**Work to be completed**: Begin with the first line of the material and write out each line exactly, ending with the line that contains "1.75, 1.6, 1.5]". Pictures are not part of the copy.

---------- Stored data ----------

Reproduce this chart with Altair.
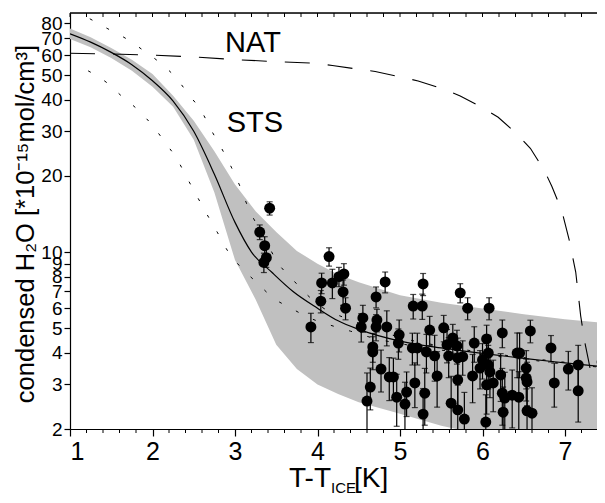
import altair as alt
import pandas as pd

# ---- curves ----
band_x  = [1.0, 1.25, 1.5, 1.75, 2.0, 2.25, 2.5, 2.75, 3.0, 3.25, 3.5, 3.75, 4.0, 4.25, 4.5, 5.0, 5.5, 6.0, 6.5, 7.0, 7.5]
band_hi = [76.5, 70.5, 64, 57.5, 50.5, 41.5, 33, 25, 18.5, 14.5, 12.0, 10.1, 9.0, 8.15, 7.6, 6.75, 6.3, 5.98, 5.68, 5.43, 5.24]
band_lo = [69.4, 64.5, 58.5, 52, 45, 37.5, 27.8, 17.2, 9.3, 6.5, 4.3, 3.45, 3.0, 2.75, 2.55, 2.3, 2.06, 1.9, 1.75, 1.6, 1.5]

fit_x = [1.0, 1.25, 1.5, 1.75, 2.0, 2.25, 2.5, 2.75, 3.0, 3.2, 3.45, 3.7, 4.0, 4.25, 4.5, 5.0, 5.5, 6.0, 6.5, 7.0, 7.5]
fit_y = [72.8, 67.5, 61.5, 55, 47.5, 39.5, 30, 20.3, 13.1, 10.0, 8.3, 7.0, 6.0, 5.35, 4.95, 4.45, 4.18, 3.98, 3.8, 3.65, 3.51]

dup_x = [1.24, 1.46, 1.69, 1.91, 2.09, 2.27, 2.44, 2.60, 2.72, 2.84, 2.96, 3.06, 3.16, 3.35, 3.52, 3.69, 3.87, 4.05, 4.31, 4.6, 5.0, 5.5, 6.0, 6.5, 7.0, 7.5]
dup_y = [83.5, 76.2, 69.4, 61.9, 56.0, 49.4, 41.9, 35.7, 30.0, 25.6, 21.5, 18.2, 15.0, 11.5, 9.06, 7.85, 6.8, 6.07, 5.53, 5.1, 4.6, 4.25, 4.02, 3.83, 3.67, 3.54]

dlo_x = [1.22, 1.45, 1.63, 1.81, 2.0, 2.15, 2.30, 2.42, 2.54, 2.66, 2.79, 2.92, 3.08, 3.27, 3.46, 3.68, 3.9, 4.15, 4.4, 4.7, 5.0, 5.5, 6.0, 6.5, 7.0, 7.5]
dlo_y = [52, 46.6, 41.2, 36.8, 31.6, 27.2, 23.2, 19.6, 16.6, 14.1, 11.9, 10.0, 8.65, 7.55, 6.6, 6.0, 5.5, 5.15, 4.87, 4.55, 4.35, 4.1, 3.93, 3.77, 3.62, 3.49]

nat_x = [1.0, 1.5, 2.0, 2.5, 3.0, 3.5, 3.97, 4.18, 4.49, 4.70, 5.02, 5.22, 5.53, 5.73, 6.0, 6.19, 6.43, 6.58, 6.75, 6.84, 6.96, 7.05, 7.13, 7.19, 7.24, 7.28, 7.34]
nat_y = [61, 60.6, 60, 59, 57.6, 56.5, 55.7, 54.6, 52.8, 51.7, 49.1, 47.4, 44.0, 41.4, 37.2, 34.1, 29.0, 25.7, 21.0, 18.2, 14.6, 11.2, 8.34, 5.6, 4.4, 3.8, 3.02]

# ---- measurements ----
pt_x = [3.42, 3.30, 3.36, 3.38, 3.35,
        3.92, 4.04, 4.05, 4.14, 4.18, 4.26, 4.32, 4.31, 4.34,
        4.82, 4.71, 5.28, 5.16, 5.27, 4.55, 4.53, 4.72, 4.71, 4.84, 4.99, 4.98,
        4.67, 4.67, 4.77, 4.87, 4.92, 4.64, 4.60, 4.96, 5.08, 5.06, 5.18, 5.15,
        5.21, 5.32, 5.36, 5.30, 5.28,
        5.73, 5.82, 6.08, 5.53, 5.64, 5.57, 5.69, 5.59, 5.70, 5.76, 5.90, 6.05,
        6.24, 5.42, 6.07, 6.00, 6.07, 6.09, 5.97, 5.88, 5.45, 6.05, 6.13, 6.22,
        5.70, 6.24, 6.27, 6.25, 5.62, 5.70, 5.78, 6.04,
        6.58, 6.42, 6.45, 6.53, 6.53, 6.54, 6.36, 6.44, 6.54, 6.60, 6.83, 6.87,
        7.04, 7.16, 7.16, 7.45]
pt_y = [14.9, 12.0, 10.6, 9.5, 9.1,
        5.06, 6.4, 7.55, 9.6, 7.55, 8.0, 8.2, 6.96, 6.0,
        7.62, 6.65, 7.48, 6.12, 6.12, 5.49, 5.06, 5.39, 5.06, 5.06, 4.71, 4.37,
        4.22, 4.03, 3.45, 3.21, 3.21, 2.93, 2.58, 2.67, 2.80, 2.51, 3.04, 4.18,
        4.18, 4.03, 4.92, 2.77, 2.29,
        6.9, 6.0, 6.0, 5.02, 4.58, 4.3, 4.26, 3.89, 3.82, 3.86, 4.37, 4.54,
        4.79, 3.89, 3.99, 3.75, 3.58, 3.36, 3.48, 3.24, 3.24, 2.99, 3.04, 3.27,
        3.13, 2.77, 2.65, 2.33, 2.53, 2.38, 2.19, 2.13,
        4.88, 3.99, 3.99, 3.48, 3.18, 3.07, 2.72, 2.67, 2.36, 2.31, 4.18, 3.04,
        3.45, 3.58, 2.83, 3.68]
pt_err = [0.9, 0.8, 0.9, 0.8, 0.8,
          0.67, 0.65, 0.7, 0.8, 1.0, 0.7, 0.8, 0.8, 0.6,
          0.72, 0.63, 0.75, 0.68, 0.7, 0.67, 0.65, 0.55, 0.6, 0.8, 0.68, 0.6,
          0.55, 0.6, 0.65, 0.62, 0.6, 0.55, 0.75, 0.62, 0.56, 0.55, 0.61, 0.6,
          0.6, 0.7, 0.65, 0.7, 0.6,
          0.6, 0.6, 0.6, 0.6, 0.6, 0.65, 0.65, 0.7, 0.75, 0.6, 0.7, 0.6,
          0.6, 0.8, 0.7, 0.6, 0.7, 0.7, 0.6, 0.7, 0.8, 0.7, 0.7, 0.7,
          0.8, 0.7, 0.7, 0.6, 0.7, 0.6, 0.6, 0.6,
          0.5, 0.8, 0.8, 0.6, 0.6, 0.6, 0.7, 0.7, 0.6, 0.6, 0.5, 0.6,
          0.6, 0.7, 0.7, 0.5]

lab_text = ["NAT", "STS"]
lab_x = [2.88, 2.90]
lab_y = [61.9, 29.8]

x_major = [1, 2, 3, 4, 5, 6, 7]
x_minor = [1.2, 1.4, 1.6, 1.8, 2.2, 2.4, 2.6, 2.8, 3.2, 3.4, 3.6, 3.8, 4.2, 4.4, 4.6, 4.8,
           5.2, 5.4, 5.6, 5.8, 6.2, 6.4, 6.6, 6.8, 7.2]
x_all = sorted(x_major + x_minor)
y_ticks = [2, 3, 4, 5, 6, 7, 8, 9, 10, 20, 30, 40, 50, 60, 70, 80]

FONT = "Liberation Sans"
W, H = 527, 416
xs = alt.Scale(domain=[1, 1 + W / 82.5], nice=False, zero=False)
ys = alt.Scale(type="log", domain=[2, 88], nice=False)

xaxis = alt.Axis(values=x_major, format="d", title=None, grid=False, tickSize=7,
                 labelFontSize=25, labelFont=FONT, labelColor="black", labelPadding=3,
                 domainColor="black", tickColor="black", domainWidth=1.2, tickWidth=1.2)
yaxis = alt.Axis(values=y_ticks, format="d", title=None, grid=False, tickSize=6,
                 labelFontSize=19, labelFont=FONT, labelColor="black", labelPadding=2,
                 labelOverlap=False, domainColor="black", tickColor="black",
                 domainWidth=1.2, tickWidth=1.2)

def X(f):
    return alt.X(f, type="quantitative", scale=xs, axis=xaxis)

def Y(f):
    return alt.Y(f, type="quantitative", scale=ys, axis=yaxis)

band_df = pd.DataFrame({"x": band_x, "lo": band_lo, "hi": band_hi})
band = alt.Chart(band_df).mark_area(color="#c0c0c0", opacity=1, clip=True).encode(
    x=X("x"), y=Y("lo"), y2="hi")

nat = alt.Chart(pd.DataFrame({"x": nat_x, "y": nat_y})).mark_line(
    color="black", strokeWidth=1.1, strokeDash=[25, 18], clip=True).encode(x=X("x"), y=Y("y"))

dup = alt.Chart(pd.DataFrame({"x": dup_x, "y": dup_y})).mark_line(
    color="black", strokeWidth=1, strokeDash=[3, 16], clip=True, interpolate="monotone").encode(x=X("x"), y=Y("y"))
dlo = alt.Chart(pd.DataFrame({"x": dlo_x, "y": dlo_y})).mark_line(
    color="black", strokeWidth=1, strokeDash=[3, 16], clip=True, interpolate="monotone").encode(x=X("x"), y=Y("y"))

fit = alt.Chart(pd.DataFrame({"x": fit_x, "y": fit_y})).mark_line(
    color="black", strokeWidth=1.2, clip=True, interpolate="monotone").encode(x=X("x"), y=Y("y"))

pts_df = pd.DataFrame({"x": pt_x, "y": pt_y, "e": pt_err})
pts_df["lo"] = pts_df["y"] - pts_df["e"]
pts_df["hi"] = pts_df["y"] + pts_df["e"]

bars = alt.Chart(pts_df).mark_rule(color="black", strokeWidth=1.2, clip=True).encode(
    x=X("x"), y=Y("lo"), y2="hi")
cap_lo = alt.Chart(pts_df).mark_tick(color="black", orient="horizontal", size=6, thickness=1.2, clip=True).encode(
    x=X("x"), y=Y("lo"))
cap_hi = alt.Chart(pts_df).mark_tick(color="black", orient="horizontal", size=6, thickness=1.2, clip=True).encode(
    x=X("x"), y=Y("hi"))
dots = alt.Chart(pts_df).mark_circle(color="black", size=120, opacity=1).encode(
    x=X("x"), y=Y("y"))

labels = alt.Chart(pd.DataFrame({"t": lab_text, "x": lab_x, "y": lab_y})).mark_text(
    align="left", baseline="alphabetic", fontSize=29, font=FONT, color="black").encode(
    x=X("x"), y=Y("y"), text="t:N")

minor_df = pd.DataFrame({"v": x_minor})
all_df = pd.DataFrame({"v": x_all})
minor_bottom = alt.Chart(minor_df).mark_rule(color="black", strokeWidth=1).encode(
    x=X("v"), y=alt.value(H), y2=alt.value(H + 4))
top_ticks = alt.Chart(all_df).mark_rule(color="black", strokeWidth=1).encode(
    x=X("v"), y=alt.value(0), y2=alt.value(4))
top_border = alt.Chart(pd.DataFrame({"v": [1]})).mark_rule(color="black", strokeWidth=1.5).encode(
    x=alt.value(0), x2=alt.value(W), y=alt.value(0))

def txt(s, x, y, size, align="left", angle=0):
    return alt.Chart(pd.DataFrame({"t": [s]})).mark_text(
        align=align, baseline="alphabetic" if angle == 0 else "middle", fontSize=size,
        font=FONT, color="black", angle=angle).encode(
        text="t:N", x=alt.value(x), y=alt.value(y))

xt1 = txt("T-T", 261, 474, 28, align="right")
xt2 = txt("ICE", 261, 480, 15)
xt3 = txt("[K]", 284, 474, 28)
yt = txt("condensed H\u2082O [*10\u207b\u00b9\u2075mol/cm\u00b3]", -44, 211, 25.5, align="center", angle=270)

chart = alt.layer(
    band, nat, dup, dlo, fit, bars, cap_lo, cap_hi, dots, labels,
    minor_bottom, top_ticks, top_border, xt1, xt2, xt3, yt
).properties(
    width=W, height=H,
    autosize=alt.AutoSizeParams(type="none"),
    padding={"left": 62, "top": 5, "right": 0, "bottom": 66},
).configure_view(strokeWidth=0).configure(background="white")

chart.save("out.html", embed_options={"renderer": "svg", "actions": False})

----------

**Answer to this task**:
Reproduce this chart with Altair.
import altair as alt
import pandas as pd

# ---- curves ----
band_x  = [1.0, 1.25, 1.5, 1.75, 2.0, 2.25, 2.5, 2.75, 3.0, 3.25, 3.5, 3.75, 4.0, 4.25, 4.5, 5.0, 5.5, 6.0, 6.5, 7.0, 7.5]
band_hi = [76.5, 70.5, 64, 57.5, 50.5, 41.5, 33, 25, 18.5, 14.5, 12.0, 10.1, 9.0, 8.15, 7.6, 6.75, 6.3, 5.98, 5.68, 5.43, 5.24]
band_lo = [69.4, 64.5, 58.5, 52, 45, 37.5, 27.8, 17.2, 9.3, 6.5, 4.3, 3.45, 3.0, 2.75, 2.55, 2.3, 2.06, 1.9, 1.75, 1.6, 1.5]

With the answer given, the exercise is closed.